Ah, to be young and invincible.

That year in that small classroom with those kids — Larry, Larry, Braun, Andrea, Charmaigne, Andrew, Maia, Chris, and Robert —  began to shape my heart and create the cheerleader/coach within me that would get in the corner of many kids who believed they couldn’t do it, were doomed for failure, and didn’t measure up.   I was so determined not to fail at this first job, and none of them were going to fail either.  Not one.

I’m not going to lie, it was a chaotic year.  I had to learn how to respectfully disagree with my principal.  (Yeah, that was an ugly lesson.)  I had to acknowledge that I had no clue what I was doing. (First privately, then for all the world.)  And I had to find my allies.  (Two male coworkers who found great joy in pranking me and getting me to laugh at them, and ultimately at myself.)

I have no idea if I taught those kids anything that had to do with the curriculum.  I am not even one hundred percent sure that I knew what the curriculum was!  But do you know that I piled all of them into a 15-passenger van and drove them from Detroit to Ann Arbor, participated in chapel at my alma mater, checked out the Ann Arbor Hands-On Museum, then went out to lunch at Pizza Hut with our Book-It Rewards? I paid no attention to time, so we got caught in rush hour traffic on the way back to school and I returned them to their parents far later than our anticipated arrival time.  I don’t remember any parents being upset at our tardiness.  In my memory, they all matter-of-factly retrieved their kids and thanked me for taking them on the field trip.

That classroom was the germ-infested petri dish that fostered the growth of Rathe-isms such as “what they say says more about them than it does about you,” “anybody can change,” and “see what had happened was.” Each of those Rathje-isms, my students will tell you, has a sermon attached to it that gets recited year after year after year.

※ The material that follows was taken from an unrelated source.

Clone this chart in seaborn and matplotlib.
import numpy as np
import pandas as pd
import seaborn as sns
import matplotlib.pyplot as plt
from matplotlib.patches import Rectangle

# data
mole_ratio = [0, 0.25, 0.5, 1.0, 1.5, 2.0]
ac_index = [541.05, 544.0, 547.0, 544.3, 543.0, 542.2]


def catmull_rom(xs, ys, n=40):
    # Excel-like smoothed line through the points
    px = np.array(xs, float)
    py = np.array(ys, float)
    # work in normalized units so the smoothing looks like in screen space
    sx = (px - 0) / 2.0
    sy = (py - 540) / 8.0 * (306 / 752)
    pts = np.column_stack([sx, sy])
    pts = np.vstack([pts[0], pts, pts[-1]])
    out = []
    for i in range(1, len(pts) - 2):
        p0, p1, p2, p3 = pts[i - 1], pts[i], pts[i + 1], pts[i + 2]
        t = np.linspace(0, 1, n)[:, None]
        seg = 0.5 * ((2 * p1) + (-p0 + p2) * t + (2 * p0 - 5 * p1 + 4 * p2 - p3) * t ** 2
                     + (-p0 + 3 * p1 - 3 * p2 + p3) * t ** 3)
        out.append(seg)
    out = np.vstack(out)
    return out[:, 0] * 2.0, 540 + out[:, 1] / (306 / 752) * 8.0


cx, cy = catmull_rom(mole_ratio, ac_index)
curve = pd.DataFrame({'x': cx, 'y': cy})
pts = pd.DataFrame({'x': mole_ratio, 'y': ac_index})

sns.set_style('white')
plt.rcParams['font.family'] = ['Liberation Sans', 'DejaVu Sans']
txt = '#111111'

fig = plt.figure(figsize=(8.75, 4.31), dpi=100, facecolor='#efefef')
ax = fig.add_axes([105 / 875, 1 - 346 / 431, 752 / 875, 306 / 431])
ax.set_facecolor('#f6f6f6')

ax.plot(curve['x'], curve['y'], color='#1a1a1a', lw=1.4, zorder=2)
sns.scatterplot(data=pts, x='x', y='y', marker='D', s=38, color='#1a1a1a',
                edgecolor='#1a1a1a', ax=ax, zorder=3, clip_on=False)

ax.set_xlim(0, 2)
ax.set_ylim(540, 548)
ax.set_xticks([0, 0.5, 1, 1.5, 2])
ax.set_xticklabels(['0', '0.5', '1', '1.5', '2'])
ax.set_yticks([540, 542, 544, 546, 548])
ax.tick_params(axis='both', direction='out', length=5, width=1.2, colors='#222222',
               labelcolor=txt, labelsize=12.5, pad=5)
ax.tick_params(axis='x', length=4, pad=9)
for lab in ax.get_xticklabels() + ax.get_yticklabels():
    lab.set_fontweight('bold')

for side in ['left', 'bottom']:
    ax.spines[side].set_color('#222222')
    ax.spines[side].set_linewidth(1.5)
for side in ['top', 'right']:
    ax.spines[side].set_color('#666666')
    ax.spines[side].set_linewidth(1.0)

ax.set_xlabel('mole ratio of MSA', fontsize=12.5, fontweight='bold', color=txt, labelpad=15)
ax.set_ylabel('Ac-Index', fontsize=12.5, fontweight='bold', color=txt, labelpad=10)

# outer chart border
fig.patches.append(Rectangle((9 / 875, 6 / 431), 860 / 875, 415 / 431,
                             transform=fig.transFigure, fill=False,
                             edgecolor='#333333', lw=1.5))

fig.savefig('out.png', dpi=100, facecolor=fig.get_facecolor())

It’s 2015.  Last week I was tutoring a high school freshman who is scared to death to take her first round of semester exams.  She kept saying, “I’m not good at __________.” I was transported back in time to my little classroom in Detroit where I started coaching students to say, “I’m getting better at ___________.”  I looked across the desk in the basement of a home in Dexter, Michigan and said to the little freshman, all 95 pounds of her, “We’re going to change that phrase.  You’re going to start saying ‘I’m getting better at _____________.”

I loved that class in Detroit.  They taught me so much.  I’ve been sharing their lessons ever since.

Philippians 1:6

“…he who began a good work in you will carry it on to completion until the day of Christ Jesus.”

One thought on “From 1989 to 2015

  1. Superb. Very much like the more well-known “Dangerous Minds” or “Freedom Writers.” I can see and hear you with those “originals” in Detroit. How blessed THEY were.